MNA for Abitibi-Est
- In office April 25, 2007 – November 5, 2008
- Preceded by: Pierre Corbeil
- Succeeded by: Pierre Corbeil

Personal details
- Born: July 15, 1982 (age 43) Val-d'Or, Quebec
- Party: Parti Québécois

= Alexis Wawanoloath =

Canadian politician (born 1982)

Alexis Wawanoloath (born July 15, 1982) is a lawyer in Indigenous peoples' law and was Canadian politician. He was a member of National Assembly of Quebec for the riding of Abitibi-Est, representing the Parti Québécois. He is a member of the Abenaki First Nation.

The son of Christine Sioui-Wawanoloath and Gaston Larouche and descendant of Gray Lock, he studied at the Cégep de l'Abitibi-Témiscamingue. Wawanoloath worked as a technician in social work at the l'Or-et-des-Bois School Board, an educator at a child daycare centre and a host for the Centre polyvalent pour jeunes autochthones in Val-d'Or. He was the president of the youth aboriginal council and an administrator at the Abitibi-Témiscamingue youth forum.

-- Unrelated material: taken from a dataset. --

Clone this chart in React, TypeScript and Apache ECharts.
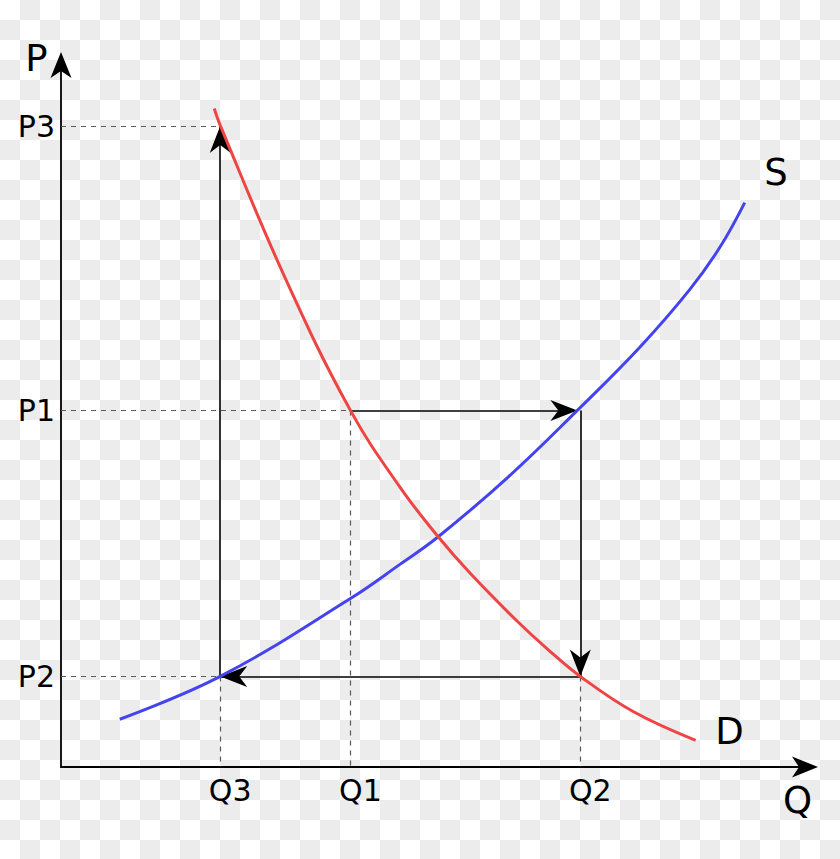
import React, { useEffect, useRef } from 'react';
import * as echarts from 'echarts';

// Axis tick labels and their positions (arbitrary units 0..100)
const qLabels = ['Q3', 'Q1', 'Q2'];
const qValues = [21.4, 38.9, 69.8];
const pLabels = ['P2', 'P1', 'P3'];
const pValues = [12.9, 50.8, 91.3];

// Supply curve (S)
const supplyQ = [7.9, 21.4, 38.9, 45.6, 50.7, 60.1, 69.4, 77.8, 84.5, 88.6, 91.9];
const supplyP = [6.8, 12.9, 24.0, 28.9, 32.8, 41.3, 50.8, 59.8, 68.0, 74.1, 80.4];

// Demand curve (D)
const demandQ = [20.6, 21.4, 30.2, 38.9, 45.6, 50.7, 55.0, 61.3, 65.5, 69.8, 76.9, 85.3];
const demandP = [93.8, 91.4, 69.5, 50.8, 39.8, 32.8, 27.6, 20.8, 16.7, 12.9, 7.9, 3.8];

// Where the P1 arrow meets the supply curve
const supplyAtP1 = 69.4;

const FONT = 'DejaVu Sans';
const AXIS_ARROW = 'path://M10.5,0 L21,26 L10.5,19 L0,26 Z';
// tip placed at the centre of the symbol box so that it ends exactly on the point
const TIP_ARROW = 'path://M10.5,0 M10.5,27 L21,54 L10.5,46 L0,54 Z';

export default function App() {
  const ref = useRef<HTMLDivElement>(null);

  useEffect(() => {
    if (!ref.current) return;
    const chart = echarts.init(ref.current, undefined, { renderer: 'svg' });

    const [Q3, Q1, Q2] = qValues;
    const [P2, P1, P3] = pValues;

    const arrowSegments = [
      [[Q1, P1], [supplyAtP1, P1]],
      [[Q2, P1], [Q2, P2]],
      [[Q2, P2], [Q3, P2]],
      [[Q3, P2], [Q3, P3]],
    ];
    const dashedSegments = [
      [[0, P3], [Q3, P3]],
      [[0, P1], [Q1, P1]],
      [[0, P2], [Q3, P2]],
      [[Q3, P2], [Q3, 0]],
      [[Q1, P1], [Q1, 0]],
      [[Q2, P2], [Q2, 0]],
    ];

    const labelFor = (vals: number[], names: string[]) => (v: number) => {
      const i = vals.findIndex((x) => Math.abs(x - v) < 1e-6);
      return i >= 0 ? names[i] : '';
    };

    chart.setOption({
      animation: false,
      backgroundColor: 'transparent',
      textStyle: { fontFamily: FONT },
      grid: { left: 61, top: 65, right: 35, bottom: 92, containLabel: false, outerBoundsMode: 'none' },
      xAxis: {
        type: 'value',
        min: 0,
        max: 100,
        axisLine: {
          show: true,
          onZero: false,
          symbol: ['none', AXIS_ARROW],
          symbolSize: [21, 26],
          lineStyle: { color: '#000', width: 1.8 },
        },
        axisTick: { show: false },
        splitLine: { show: false },
        axisLabel: {
          customValues: qValues,
          formatter: labelFor(qValues, qLabels),
          color: '#000',
          fontSize: 30,
          fontFamily: FONT,
          margin: 8,
          padding: [0, 0, 0, 20],
        },
      },
      yAxis: {
        type: 'value',
        min: 0,
        max: 100,
        axisLine: {
          show: true,
          onZero: false,
          symbol: ['none', AXIS_ARROW],
          symbolSize: [21, 26],
          lineStyle: { color: '#000', width: 1.8 },
        },
        axisTick: { show: false },
        splitLine: { show: false },
        axisLabel: {
          customValues: pValues,
          formatter: labelFor(pValues, pLabels),
          color: '#000',
          fontSize: 30,
          fontFamily: FONT,
          margin: 6,
        },
      },
      series: [
        {
          type: 'lines',
          coordinateSystem: 'cartesian2d',
          silent: true,
          symbol: ['none', 'none'],
          lineStyle: { color: '#5a5a5a', width: 1.2, type: [5, 5], opacity: 1 },
          data: dashedSegments.map((c) => ({ coords: c })),
          z: 2,
        },
        {
          type: 'lines',
          coordinateSystem: 'cartesian2d',
          silent: true,
          symbol: ['none', TIP_ARROW],
          symbolSize: [0, [21, 54]],
          lineStyle: { color: '#000', width: 1.6, opacity: 1 },
          data: arrowSegments.map((c) => ({ coords: c })),
          z: 3,
        },
        {
          type: 'line',
          name: 'S',
          data: supplyQ.map((q, i) => [q, supplyP[i]]),
          smooth: 0.4,
          showSymbol: false,
          symbol: 'none',
          lineStyle: { color: '#4444ee', width: 3 },
          z: 4,
        },
        {
          type: 'line',
          name: 'D',
          data: demandQ.map((q, i) => [q, demandP[i]]),
          smooth: 0.4,
          showSymbol: false,
          symbol: 'none',
          lineStyle: { color: '#ef4444', width: 3 },
          z: 4,
        },
      ],
      graphic: [
        { type: 'text', x: 36.5, y: 58.5, style: { text: 'P', fontSize: 37, fontFamily: FONT, fill: '#000', align: 'center', verticalAlign: 'middle' } },
        { type: 'text', x: 797.5, y: 800, style: { text: 'Q', fontSize: 37, fontFamily: FONT, fill: '#000', align: 'center', verticalAlign: 'middle' } },
        { type: 'text', x: 776, y: 172, style: { text: 'S', fontSize: 37, fontFamily: FONT, fill: '#000', align: 'center', verticalAlign: 'middle' } },
        { type: 'text', x: 729.5, y: 731, style: { text: 'D', fontSize: 37, fontFamily: FONT, fill: '#000', align: 'center', verticalAlign: 'middle' } },
      ],
    });

    return () => chart.dispose();
  }, []);

  return (
    <div
      ref={ref}
      style={{
        position: 'absolute',
        left: 0,
        top: 0,
        width: 840,
        height: 859,
        backgroundColor: '#ffffff',
        backgroundImage: 'repeating-conic-gradient(#ececec 0% 25%, #ffffff 0% 50%)',
        backgroundSize: '40px 40px',
        backgroundPosition: '0 0',
      }}
    />
  );
}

Wawanoloath became the first aboriginal member ever elected to the National Assembly since Ludger Bastien, defeating Liberal incumbent Pierre Corbeil in the 2007 elections. He was named the PQ critic for youth by André Boisclair. He ran again in the 2008 election and was defeated by Corbeil.

On December 1, 2013, he was elected as councillor in the Abenakis of Odanak council.

He subsequently completed his law studies at the Université de Sherbrooke. In June 2021, after obtaining a Bachelor of Laws, a J.D., and completing Bar School, he became a lawyer specializing in the rights of Indigenous peoples at Neashish & Champoux. He is also a lecturer in Indigenous peoples' law at the Faculty of Law at Laval University. Wawanoloath is also interested in the world of communications; he is a contributor to Noovo Le Fil, to the Debaters of Noovo, and co-hosts the weekly radio show Kwé-Bonjour on Canal M.